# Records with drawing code
┌──

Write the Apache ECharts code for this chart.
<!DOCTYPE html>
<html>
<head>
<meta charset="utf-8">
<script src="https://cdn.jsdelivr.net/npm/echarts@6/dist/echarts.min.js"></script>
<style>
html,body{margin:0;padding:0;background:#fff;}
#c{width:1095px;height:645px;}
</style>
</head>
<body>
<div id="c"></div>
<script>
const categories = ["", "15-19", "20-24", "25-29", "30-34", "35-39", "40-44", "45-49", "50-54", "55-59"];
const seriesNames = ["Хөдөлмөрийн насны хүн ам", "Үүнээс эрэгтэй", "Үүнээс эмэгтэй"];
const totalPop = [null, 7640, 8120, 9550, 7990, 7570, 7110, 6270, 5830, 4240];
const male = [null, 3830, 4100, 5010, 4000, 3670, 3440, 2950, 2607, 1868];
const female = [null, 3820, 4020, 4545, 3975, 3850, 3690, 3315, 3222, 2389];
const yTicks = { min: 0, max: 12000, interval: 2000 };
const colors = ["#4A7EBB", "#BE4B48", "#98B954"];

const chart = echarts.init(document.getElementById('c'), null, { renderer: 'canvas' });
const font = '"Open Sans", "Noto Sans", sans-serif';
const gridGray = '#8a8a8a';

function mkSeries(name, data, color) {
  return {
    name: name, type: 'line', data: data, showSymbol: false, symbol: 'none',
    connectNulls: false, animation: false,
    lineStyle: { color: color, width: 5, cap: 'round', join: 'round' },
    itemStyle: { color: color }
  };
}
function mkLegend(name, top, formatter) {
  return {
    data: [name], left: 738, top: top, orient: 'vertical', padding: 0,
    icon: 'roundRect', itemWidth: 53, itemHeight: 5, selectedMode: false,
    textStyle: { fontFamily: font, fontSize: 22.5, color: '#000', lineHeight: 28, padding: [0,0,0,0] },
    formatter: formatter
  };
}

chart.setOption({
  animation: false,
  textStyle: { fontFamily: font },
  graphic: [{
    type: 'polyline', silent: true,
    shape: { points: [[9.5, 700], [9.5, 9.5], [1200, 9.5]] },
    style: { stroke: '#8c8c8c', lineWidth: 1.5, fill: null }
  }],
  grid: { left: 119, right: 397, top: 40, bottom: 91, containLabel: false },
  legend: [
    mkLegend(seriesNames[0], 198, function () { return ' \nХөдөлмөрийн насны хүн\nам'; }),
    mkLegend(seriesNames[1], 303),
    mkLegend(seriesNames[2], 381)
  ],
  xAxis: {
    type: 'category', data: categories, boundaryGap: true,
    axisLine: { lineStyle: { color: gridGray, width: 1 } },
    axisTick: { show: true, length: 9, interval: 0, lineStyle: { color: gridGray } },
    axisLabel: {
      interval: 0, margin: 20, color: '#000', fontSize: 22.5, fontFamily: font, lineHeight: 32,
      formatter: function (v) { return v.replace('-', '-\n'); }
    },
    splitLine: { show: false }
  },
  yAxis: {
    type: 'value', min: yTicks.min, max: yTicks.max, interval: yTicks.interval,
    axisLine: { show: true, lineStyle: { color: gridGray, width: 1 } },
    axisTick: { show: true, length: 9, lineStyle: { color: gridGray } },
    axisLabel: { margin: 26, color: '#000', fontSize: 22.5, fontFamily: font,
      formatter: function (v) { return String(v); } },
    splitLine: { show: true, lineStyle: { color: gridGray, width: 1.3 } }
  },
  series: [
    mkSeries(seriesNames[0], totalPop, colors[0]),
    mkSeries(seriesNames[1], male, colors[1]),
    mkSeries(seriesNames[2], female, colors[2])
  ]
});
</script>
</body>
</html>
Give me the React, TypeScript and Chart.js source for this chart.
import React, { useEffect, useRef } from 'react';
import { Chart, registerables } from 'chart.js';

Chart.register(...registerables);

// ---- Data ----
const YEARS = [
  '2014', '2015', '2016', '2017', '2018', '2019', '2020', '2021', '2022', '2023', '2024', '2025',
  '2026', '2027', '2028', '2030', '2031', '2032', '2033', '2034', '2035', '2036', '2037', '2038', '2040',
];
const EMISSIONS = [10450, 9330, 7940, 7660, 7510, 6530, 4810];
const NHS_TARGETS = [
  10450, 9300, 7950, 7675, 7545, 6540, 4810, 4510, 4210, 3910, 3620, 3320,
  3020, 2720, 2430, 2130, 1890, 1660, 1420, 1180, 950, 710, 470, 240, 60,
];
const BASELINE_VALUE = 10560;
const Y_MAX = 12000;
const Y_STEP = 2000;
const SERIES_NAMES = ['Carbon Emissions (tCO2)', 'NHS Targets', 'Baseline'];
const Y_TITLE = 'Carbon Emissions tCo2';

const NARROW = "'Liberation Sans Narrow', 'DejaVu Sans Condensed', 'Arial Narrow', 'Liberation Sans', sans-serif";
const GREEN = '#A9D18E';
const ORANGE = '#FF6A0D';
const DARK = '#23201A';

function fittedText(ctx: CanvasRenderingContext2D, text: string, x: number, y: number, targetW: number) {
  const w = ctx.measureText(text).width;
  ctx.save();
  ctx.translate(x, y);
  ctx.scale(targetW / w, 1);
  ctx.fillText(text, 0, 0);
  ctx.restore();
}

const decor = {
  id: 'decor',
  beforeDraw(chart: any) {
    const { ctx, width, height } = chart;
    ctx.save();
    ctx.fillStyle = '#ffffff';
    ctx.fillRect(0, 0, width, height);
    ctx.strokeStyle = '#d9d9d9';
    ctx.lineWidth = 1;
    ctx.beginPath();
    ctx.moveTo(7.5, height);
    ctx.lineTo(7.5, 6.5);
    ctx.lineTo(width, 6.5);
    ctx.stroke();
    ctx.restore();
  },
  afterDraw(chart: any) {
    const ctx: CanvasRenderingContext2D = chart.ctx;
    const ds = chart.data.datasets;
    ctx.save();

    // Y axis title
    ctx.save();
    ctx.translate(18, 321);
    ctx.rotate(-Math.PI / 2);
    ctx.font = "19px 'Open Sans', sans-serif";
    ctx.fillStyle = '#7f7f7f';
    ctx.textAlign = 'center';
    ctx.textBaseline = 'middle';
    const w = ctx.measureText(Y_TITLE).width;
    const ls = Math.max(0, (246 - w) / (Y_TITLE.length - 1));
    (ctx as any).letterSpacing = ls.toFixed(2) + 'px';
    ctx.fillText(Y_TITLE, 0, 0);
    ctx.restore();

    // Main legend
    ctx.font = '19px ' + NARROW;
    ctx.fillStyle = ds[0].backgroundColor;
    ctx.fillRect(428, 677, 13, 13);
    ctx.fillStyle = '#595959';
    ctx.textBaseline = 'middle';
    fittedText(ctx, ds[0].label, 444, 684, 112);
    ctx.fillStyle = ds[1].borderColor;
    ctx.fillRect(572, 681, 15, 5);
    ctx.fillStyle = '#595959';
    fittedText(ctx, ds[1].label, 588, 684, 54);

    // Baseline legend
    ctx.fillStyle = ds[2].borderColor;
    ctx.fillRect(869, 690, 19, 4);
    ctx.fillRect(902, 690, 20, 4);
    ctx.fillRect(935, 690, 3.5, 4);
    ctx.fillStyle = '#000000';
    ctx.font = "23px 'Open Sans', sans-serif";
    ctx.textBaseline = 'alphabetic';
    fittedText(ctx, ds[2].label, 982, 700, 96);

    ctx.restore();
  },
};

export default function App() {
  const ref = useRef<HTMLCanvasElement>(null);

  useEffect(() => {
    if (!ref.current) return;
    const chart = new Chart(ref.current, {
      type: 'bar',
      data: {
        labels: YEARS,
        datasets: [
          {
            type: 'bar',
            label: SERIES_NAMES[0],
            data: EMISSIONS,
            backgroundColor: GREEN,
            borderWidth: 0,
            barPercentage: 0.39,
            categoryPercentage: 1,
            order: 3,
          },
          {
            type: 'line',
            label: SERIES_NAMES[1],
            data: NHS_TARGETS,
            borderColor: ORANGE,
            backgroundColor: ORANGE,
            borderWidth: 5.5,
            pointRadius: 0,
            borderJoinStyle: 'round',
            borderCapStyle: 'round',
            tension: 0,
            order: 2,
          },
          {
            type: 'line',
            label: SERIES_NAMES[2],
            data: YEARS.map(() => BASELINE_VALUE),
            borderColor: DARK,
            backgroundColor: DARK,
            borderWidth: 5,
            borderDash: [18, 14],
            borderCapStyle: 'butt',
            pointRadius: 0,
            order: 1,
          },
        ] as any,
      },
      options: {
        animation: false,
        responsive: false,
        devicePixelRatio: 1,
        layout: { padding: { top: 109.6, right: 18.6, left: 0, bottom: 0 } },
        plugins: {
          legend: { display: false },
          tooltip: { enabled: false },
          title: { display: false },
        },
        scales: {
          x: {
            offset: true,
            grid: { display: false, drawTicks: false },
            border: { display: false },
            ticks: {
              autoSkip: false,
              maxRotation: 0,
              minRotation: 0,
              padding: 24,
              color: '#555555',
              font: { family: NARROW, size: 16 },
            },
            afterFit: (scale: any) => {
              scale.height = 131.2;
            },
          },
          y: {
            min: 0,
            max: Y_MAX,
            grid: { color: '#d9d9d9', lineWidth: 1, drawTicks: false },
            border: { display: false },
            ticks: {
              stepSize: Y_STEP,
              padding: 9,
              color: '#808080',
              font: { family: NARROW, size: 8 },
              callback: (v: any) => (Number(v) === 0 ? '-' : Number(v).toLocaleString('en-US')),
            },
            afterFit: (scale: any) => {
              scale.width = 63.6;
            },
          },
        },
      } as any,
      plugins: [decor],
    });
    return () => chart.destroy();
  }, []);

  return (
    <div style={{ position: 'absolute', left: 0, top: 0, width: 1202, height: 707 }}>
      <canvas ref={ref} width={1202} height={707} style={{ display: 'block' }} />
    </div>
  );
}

└──

# PROBLEM REQUIREMENTS
Pull every line containing "this" out of the data above.

# CORRECT ANSWER
Write the Apache ECharts code for this chart.
Give me the React, TypeScript and Chart.js source for this chart.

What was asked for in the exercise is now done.